Jen, I believe you are hopelessly optimistic.
Even the darkest writer's choice to set pen to paper, keyboard to screen, is animated by the presumption that somewhere in the endless swirl of Time, someone out there will hear you and acknowledge your efforts.
Doubtless, shouting from the rooftop has its momentary personal rewards.
However the trend lines of human history are not encouraging. Humans are, despite all the self-promotional advertising, by and large, dumb animals addicted to their incremental habits. Evolutionary incrementalism however is not the time frame for surviving catastrophic systemic crises of one's own making.
Humans are simply not capable of acting in concert to alleviate the consequences of their own behaviours on a planetary scale. Catastrophic collapse is the hard teacher of civilizations. 'Build back better' is not the philosophy of cockroaches.
Which brings me to Big Data. Big Data?
Big Data is part of the human effort to build a form of intelligence humans do not have. In order to overcome its own deficits of perception, analysis, memory and synthesis a particular form of life attempts to create a new form of life without those deficiencies within a non-evolutionary time frame. No surprise if said creature fails to anticipate all the consequences of its efforts.
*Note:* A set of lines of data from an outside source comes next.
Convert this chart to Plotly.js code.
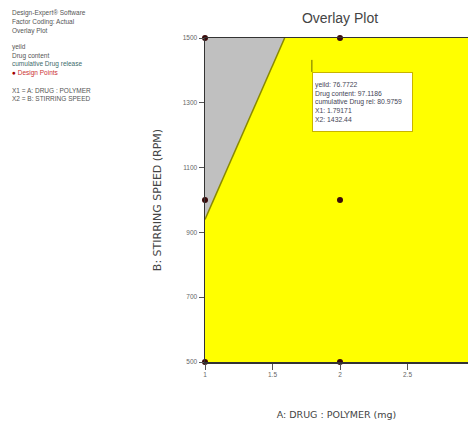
<!DOCTYPE html>
<html><head><meta charset="utf-8">
<script src="https://cdn.plot.ly/plotly-3.0.1.min.js"></script>
<style>html,body{margin:0;padding:0;background:#fff}</style>
</head><body><div id="chart" style="width:468px;height:432px"></div>
<script>
// Data
const feasibleX = [1, 3, 3, 1, 1];
const feasibleY = [500, 500, 1500, 1500, 500];
const infeasibleX = [1, 1.59, 1];
const infeasibleY = [940, 1500, 1500];
const boundaryX = [1, 1.59];
const boundaryY = [940, 1500];
const designX = [1, 2, 3, 1, 2, 3, 1, 2, 3];
const designY = [500, 500, 500, 1000, 1000, 1000, 1500, 1500, 1500];
const flagX = [1.79171];
const flagY = [1432.44];
const flagLabels = ["yeild: 76.7722", "Drug content: 97.1186", "cumulative Drug rel: 80.9759", "X1: 1.79171", "X2: 1432.44"];
const xTickVals = [1, 1.5, 2, 2.5, 3];
const yTickVals = [500, 700, 900, 1100, 1300, 1500];
const sideNotes = ["Design-Expert® Software", "Factor Coding: Actual", "Overlay Plot", "", "yeild", "Drug content", "cumulative Drug release"];
const axisNotes = ["X1 = A: DRUG : POLYMER", "X2 = B: STIRRING SPEED"];

const W = 468, H = 432, ML = 205, MT = 38, MB = 70, MR = 0;
const pw = W - ML - MR, ph = H - MT - MB;
const px = p => (p - ML) / pw;
const py = p => (H - MB - p) / ph;

const traces = [
  {x: feasibleX, y: feasibleY, type: 'scatter', mode: 'lines', fill: 'toself',
   fillcolor: '#ffff00', line: {width: 0}, hoverinfo: 'skip'},
  {x: infeasibleX, y: infeasibleY, type: 'scatter', mode: 'lines', fill: 'toself',
   fillcolor: '#c0c0c0', line: {width: 0}, hoverinfo: 'skip'},
  {x: boundaryX, y: boundaryY, type: 'scatter', mode: 'lines',
   line: {color: '#8a8a00', width: 1.5}},
  {x: designX, y: designY, type: 'scatter', mode: 'markers', cliponaxis: false,
   marker: {color: '#3a0a0a', size: 6}}
];

const ann = [];
const noteY = [13, 22, 31, 39, 47, 56, 64];
sideNotes.forEach((t, i) => {
  if (!t) return;
  ann.push({xref: 'paper', yref: 'paper', x: px(10), y: py(noteY[i]), xanchor: 'left', yanchor: 'middle',
    text: t, showarrow: false, font: {family: 'Liberation Sans', size: 6.5, color: i === 6 ? '#3d6b6b' : '#555'}});
});
ann.push({xref: 'paper', yref: 'paper', x: px(10), y: py(73), xanchor: 'left', yanchor: 'middle',
  text: '<span style="color:#a00000">●</span> Design Points', showarrow: false,
  font: {family: 'Liberation Sans', size: 6.5, color: '#cc3333'}});
axisNotes.forEach((t, i) => {
  ann.push({xref: 'paper', yref: 'paper', x: px(10), y: py(90 + i * 8.5), xanchor: 'left', yanchor: 'middle',
    text: t, showarrow: false, font: {family: 'Liberation Sans', size: 6.5, color: '#555'}});
});
ann.push({x: flagX[0], y: flagY[0], xref: 'x', yref: 'y', text: flagLabels.join('<br>'), align: 'left',
  showarrow: true, arrowhead: 0, arrowwidth: 1, arrowcolor: '#6a6a00', ax: 0, ay: 12, axref: 'pixel', ayref: 'pixel',
  xanchor: 'left', yanchor: 'top', bgcolor: '#ffffff', bordercolor: '#c8b400', borderwidth: 1, borderpad: 2,
  width: 95, height: 54, valign: 'middle', font: {family: 'Liberation Sans', size: 6.8, color: '#445'}});

const layout = {
  width: W, height: H, margin: {l: ML, r: MR, t: MT, b: MB},
  paper_bgcolor: '#ffffff', plot_bgcolor: '#ffff00', showlegend: false,
  title: {text: 'Overlay Plot', x: 340 / W, xanchor: 'center', y: 1 - 18 / H, yanchor: 'middle',
    font: {family: 'Liberation Sans', size: 14, color: '#444'}},
  xaxis: {range: [1, 1 + 263 / 135], tickvals: xTickVals, ticktext: xTickVals.map(String),
    showgrid: false, zeroline: false, ticks: 'outside', ticklen: 6, tickcolor: '#555',
    showline: true, linecolor: '#333', linewidth: 1.5, mirror: true,
    tickfont: {family: 'Liberation Sans', size: 6.5, color: '#666'},
    title: {text: 'A: DRUG : POLYMER (mg)', standoff: 34, font: {family: 'DejaVu Sans', size: 9.5, color: '#444'}}},
  yaxis: {range: [500, 1500], tickvals: yTickVals, ticktext: yTickVals.map(String),
    showgrid: false, zeroline: false, ticks: 'outside', ticklen: 5, tickcolor: '#555',
    showline: true, linecolor: '#333', linewidth: 1.5, mirror: true,
    tickfont: {family: 'Liberation Sans', size: 6.5, color: '#666'},
    title: {text: 'B: STIRRING SPEED (RPM)', standoff: 19, font: {family: 'DejaVu Sans', size: 11, color: '#444'}}},
  annotations: ann
};
Plotly.newPlot('chart', traces, layout, {displayModeBar: false, staticPlot: true});
</script></body></html>
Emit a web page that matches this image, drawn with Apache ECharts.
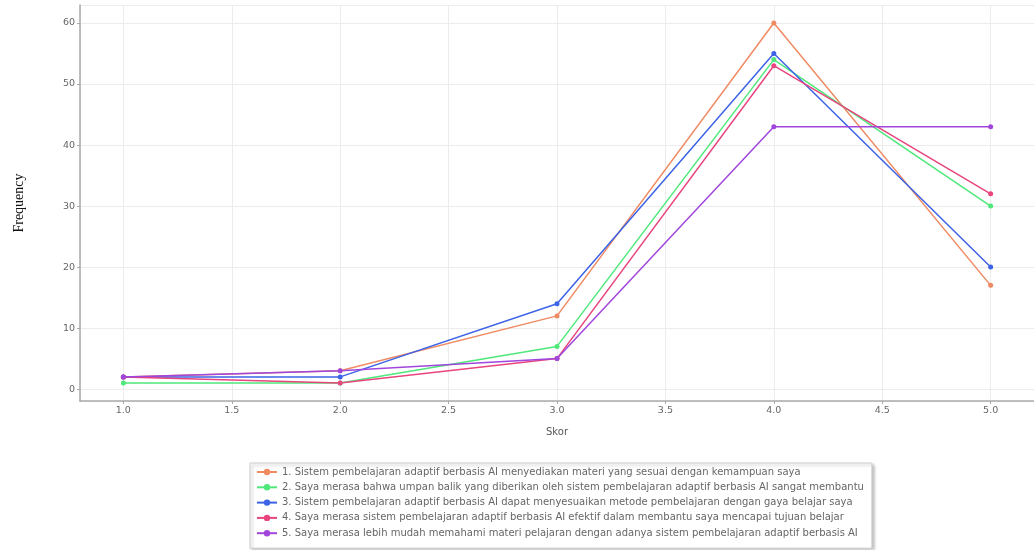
<!DOCTYPE html>
<html>
<head>
<meta charset="utf-8">
<script src="https://cdn.jsdelivr.net/npm/echarts@6/dist/echarts.min.js"></script>
<style>
  html, body { margin: 0; padding: 0; background: #fff; }
  #chart { width: 1034px; height: 550px; }
</style>
</head>
<body>
<div id="chart"></div>
<script>
  var skor = [1, 2, 3, 4, 5];

  var seriesNames = [
    '1. Sistem pembelajaran adaptif berbasis AI menyediakan materi yang sesuai dengan kemampuan saya',
    '2. Saya merasa bahwa umpan balik yang diberikan oleh sistem pembelajaran adaptif berbasis AI sangat membantu',
    '3. Sistem pembelajaran adaptif berbasis AI dapat menyesuaikan metode pembelajaran dengan gaya belajar saya',
    '4. Saya merasa sistem pembelajaran adaptif berbasis AI efektif dalam membantu saya mencapai tujuan belajar',
    '5. Saya merasa lebih mudah memahami materi pelajaran dengan adanya sistem pembelajaran adaptif berbasis AI'
  ];

  var q1 = [2, 3, 12, 60, 17];
  var q2 = [1, 1, 7, 54, 30];
  var q3 = [2, 2, 14, 55, 20];
  var q4 = [2, 1, 5, 53, 32];
  var q5 = [2, 3, 5, 43, 43];

  var colors = ['#ef8a62', '#4fe87a', '#3d63e6', '#e8457f', '#a046dc'];

  var chart = echarts.init(document.getElementById('chart'));

  function makeSeries(name, values, color) {
    return {
      name: name,
      type: 'line',
      data: skor.map(function (s, i) { return [s, values[i]]; }),
      symbol: 'circle',
      symbolSize: 5,
      lineStyle: { width: 1.5, color: color },
      itemStyle: { color: color },
      emphasis: { disabled: true }
    };
  }

  chart.setOption({
    animation: false,
    grid: { left: 80, right: -6, top: 5, bottom: 149 },
    xAxis: {
      type: 'value',
      min: 0.8,
      max: 5.2,
      splitNumber: 8,
      name: 'Skor',
      nameLocation: 'middle',
      nameGap: 26,
      nameTextStyle: { fontFamily: 'DejaVu Sans', fontSize: 10, color: '#555' },
      axisLine: { onZero: false, lineStyle: { color: '#aaa', width: 1.5 } },
      axisTick: { show: true, length: 3, lineStyle: { color: '#aaa' } },
      axisLabel: {
        showMinLabel: false, showMaxLabel: false,
        fontFamily: 'DejaVu Sans', fontSize: 9.5, color: '#666', margin: 5,
        formatter: function (v) { return v.toFixed(1); }
      },
      splitLine: { show: true, lineStyle: { color: '#ececec', width: 1 } }
    },
    yAxis: {
      type: 'value',
      min: -1.95,
      max: 62.95,
      splitNumber: 6,
      name: 'Frequency',
      nameLocation: 'middle',
      nameGap: 54,
      nameTextStyle: { fontFamily: 'Liberation Serif', fontSize: 14, color: '#111' },
      axisLine: { show: true, onZero: false, lineStyle: { color: '#aaa', width: 1.5 } },
      axisTick: { show: true, length: 3, lineStyle: { color: '#aaa' } },
      axisLabel: {
        showMinLabel: false, showMaxLabel: false,
        fontFamily: 'DejaVu Sans', fontSize: 9.5, color: '#666', margin: 5
      },
      splitLine: { show: true, lineStyle: { color: '#ececec', width: 1 } }
    },
    legend: {
      orient: 'vertical',
      left: 250,
      top: 463,
      padding: [4, 8, 10, 6],
      itemGap: 5.3,
      itemWidth: 20,
      itemHeight: 8,
      backgroundColor: '#fff',
      borderColor: '#ccc',
      borderWidth: 1,
      shadowColor: 'rgba(0,0,0,0.25)',
      shadowBlur: 3,
      shadowOffsetX: 2,
      shadowOffsetY: 2,
      textStyle: { fontFamily: 'DejaVu Sans', fontSize: 10, color: '#666', lineHeight: 10 },
      data: seriesNames
    },
    series: [
      makeSeries(seriesNames[0], q1, colors[0]),
      makeSeries(seriesNames[1], q2, colors[1]),
      makeSeries(seriesNames[2], q3, colors[2]),
      makeSeries(seriesNames[3], q4, colors[3]),
      makeSeries(seriesNames[4], q5, colors[4])
    ]
  });
</script>
</body>
</html>
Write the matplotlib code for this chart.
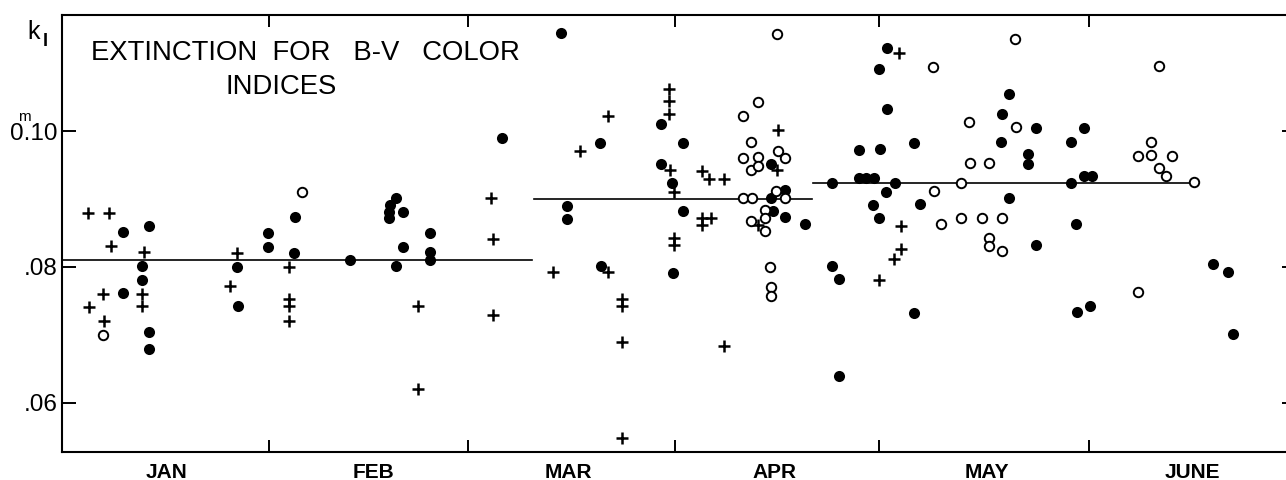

Approaching the planet like you're just re-arranging the furniture in your room is not just a micro-macro disconnect. God, The Creator, Evolution's Sorcerer in Chief, The Animating Principles of All Things, is not just a built back better human. Bigger, stronger, smarter, faster than the previous edition.
In other words.
The idea that a bunch of humans can micro-manage the planet is just a dumb idea. If my observations are unconvincing, I suggest a conversation with cockroaches.